TASK TO CARRY OUT: Repeat the records below exactly, from the first line through the line containing "fit_b = [0.179, 0.000166]", and leave out any pictures.

###

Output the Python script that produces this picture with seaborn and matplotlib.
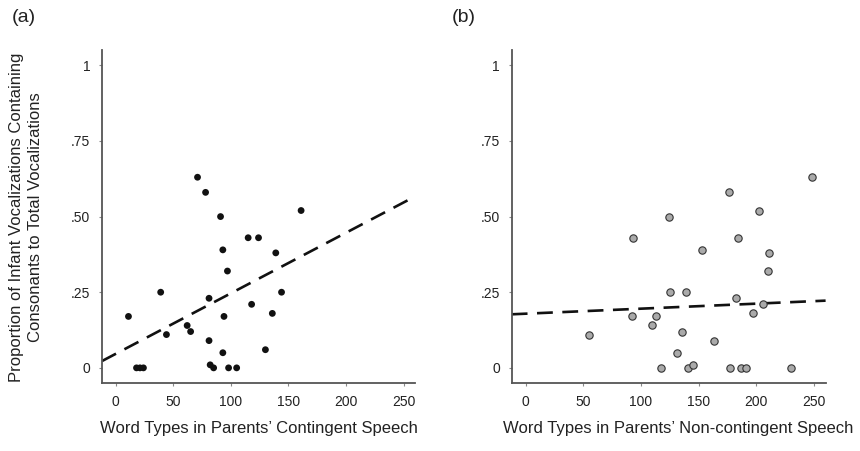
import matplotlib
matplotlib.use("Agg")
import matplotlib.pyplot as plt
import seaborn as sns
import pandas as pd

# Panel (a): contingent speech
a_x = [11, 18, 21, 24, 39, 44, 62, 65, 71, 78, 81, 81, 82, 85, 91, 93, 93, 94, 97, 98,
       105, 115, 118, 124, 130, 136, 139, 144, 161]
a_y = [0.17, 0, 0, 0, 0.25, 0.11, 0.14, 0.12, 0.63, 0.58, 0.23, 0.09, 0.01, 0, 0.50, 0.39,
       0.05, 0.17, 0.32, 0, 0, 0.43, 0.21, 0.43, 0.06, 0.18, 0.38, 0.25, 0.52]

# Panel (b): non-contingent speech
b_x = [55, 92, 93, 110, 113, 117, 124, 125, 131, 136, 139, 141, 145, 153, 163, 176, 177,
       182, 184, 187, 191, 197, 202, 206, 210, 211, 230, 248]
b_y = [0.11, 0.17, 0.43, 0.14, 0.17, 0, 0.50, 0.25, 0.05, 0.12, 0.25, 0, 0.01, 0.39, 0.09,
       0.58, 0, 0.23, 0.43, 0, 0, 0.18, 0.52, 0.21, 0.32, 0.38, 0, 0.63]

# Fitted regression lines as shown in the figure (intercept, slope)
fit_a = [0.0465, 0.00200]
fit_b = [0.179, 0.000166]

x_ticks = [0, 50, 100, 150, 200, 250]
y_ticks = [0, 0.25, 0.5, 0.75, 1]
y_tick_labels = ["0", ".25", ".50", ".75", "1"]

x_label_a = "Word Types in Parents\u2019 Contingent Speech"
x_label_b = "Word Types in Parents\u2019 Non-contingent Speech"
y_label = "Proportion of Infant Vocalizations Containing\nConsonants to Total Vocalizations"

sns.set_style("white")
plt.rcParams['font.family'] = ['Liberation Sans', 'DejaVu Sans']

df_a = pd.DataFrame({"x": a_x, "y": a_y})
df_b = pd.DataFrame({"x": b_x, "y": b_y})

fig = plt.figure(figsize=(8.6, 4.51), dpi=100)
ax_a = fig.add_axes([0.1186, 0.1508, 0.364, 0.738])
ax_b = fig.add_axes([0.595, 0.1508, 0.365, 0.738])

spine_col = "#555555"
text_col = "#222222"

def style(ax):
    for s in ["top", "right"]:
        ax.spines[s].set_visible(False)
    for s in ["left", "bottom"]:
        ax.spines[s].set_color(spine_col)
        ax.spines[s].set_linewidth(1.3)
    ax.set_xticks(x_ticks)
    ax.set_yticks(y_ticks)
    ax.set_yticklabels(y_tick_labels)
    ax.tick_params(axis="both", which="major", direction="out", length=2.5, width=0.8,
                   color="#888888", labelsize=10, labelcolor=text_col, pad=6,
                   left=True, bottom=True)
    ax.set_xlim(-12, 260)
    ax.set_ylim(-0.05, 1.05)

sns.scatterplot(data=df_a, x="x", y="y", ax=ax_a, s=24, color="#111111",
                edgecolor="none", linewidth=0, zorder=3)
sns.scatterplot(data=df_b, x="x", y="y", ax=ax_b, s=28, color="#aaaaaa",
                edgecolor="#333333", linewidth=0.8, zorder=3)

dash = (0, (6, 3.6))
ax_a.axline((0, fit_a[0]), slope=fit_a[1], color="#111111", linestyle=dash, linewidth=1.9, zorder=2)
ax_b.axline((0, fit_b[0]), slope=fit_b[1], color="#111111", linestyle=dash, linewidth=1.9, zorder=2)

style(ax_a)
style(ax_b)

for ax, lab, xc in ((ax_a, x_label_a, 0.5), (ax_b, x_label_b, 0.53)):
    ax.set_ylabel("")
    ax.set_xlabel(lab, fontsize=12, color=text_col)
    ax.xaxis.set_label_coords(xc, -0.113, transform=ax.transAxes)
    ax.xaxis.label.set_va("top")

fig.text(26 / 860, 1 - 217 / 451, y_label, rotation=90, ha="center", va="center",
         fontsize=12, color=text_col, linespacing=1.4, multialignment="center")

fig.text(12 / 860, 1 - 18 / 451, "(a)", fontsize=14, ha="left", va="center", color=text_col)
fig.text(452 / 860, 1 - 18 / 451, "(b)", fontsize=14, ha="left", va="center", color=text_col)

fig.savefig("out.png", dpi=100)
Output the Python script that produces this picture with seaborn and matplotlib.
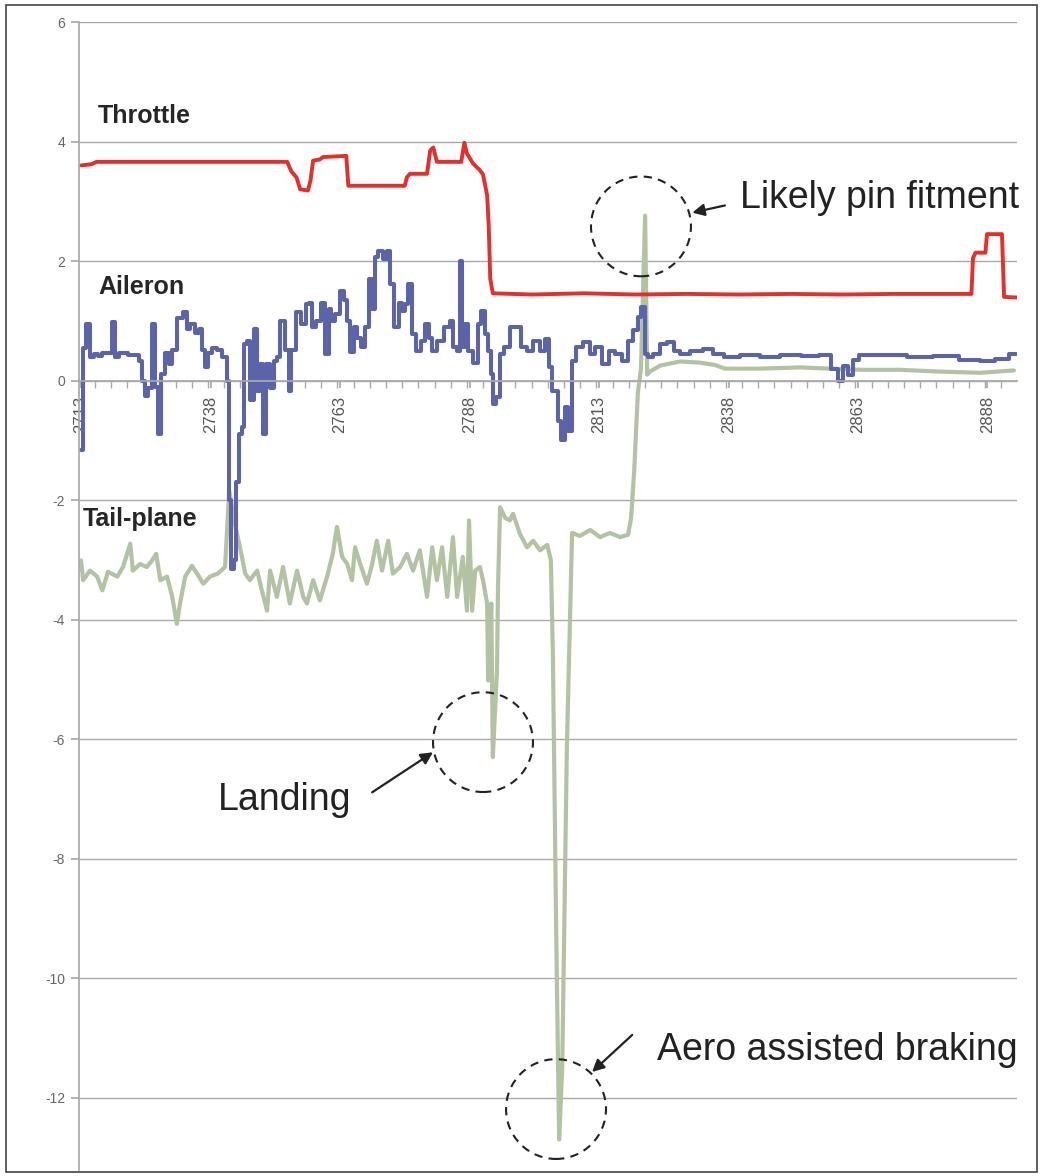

###

SOLUTION FOR THIS TASK:
Output the Python script that produces this picture with seaborn and matplotlib.
import matplotlib
matplotlib.use("Agg")
import matplotlib.pyplot as plt
import seaborn as sns
import pandas as pd

# Panel (a): contingent speech
a_x = [11, 18, 21, 24, 39, 44, 62, 65, 71, 78, 81, 81, 82, 85, 91, 93, 93, 94, 97, 98,
       105, 115, 118, 124, 130, 136, 139, 144, 161]
a_y = [0.17, 0, 0, 0, 0.25, 0.11, 0.14, 0.12, 0.63, 0.58, 0.23, 0.09, 0.01, 0, 0.50, 0.39,
       0.05, 0.17, 0.32, 0, 0, 0.43, 0.21, 0.43, 0.06, 0.18, 0.38, 0.25, 0.52]

# Panel (b): non-contingent speech
b_x = [55, 92, 93, 110, 113, 117, 124, 125, 131, 136, 139, 141, 145, 153, 163, 176, 177,
       182, 184, 187, 191, 197, 202, 206, 210, 211, 230, 248]
b_y = [0.11, 0.17, 0.43, 0.14, 0.17, 0, 0.50, 0.25, 0.05, 0.12, 0.25, 0, 0.01, 0.39, 0.09,
       0.58, 0, 0.23, 0.43, 0, 0, 0.18, 0.52, 0.21, 0.32, 0.38, 0, 0.63]

# Fitted regression lines as shown in the figure (intercept, slope)
fit_a = [0.0465, 0.00200]
fit_b = [0.179, 0.000166]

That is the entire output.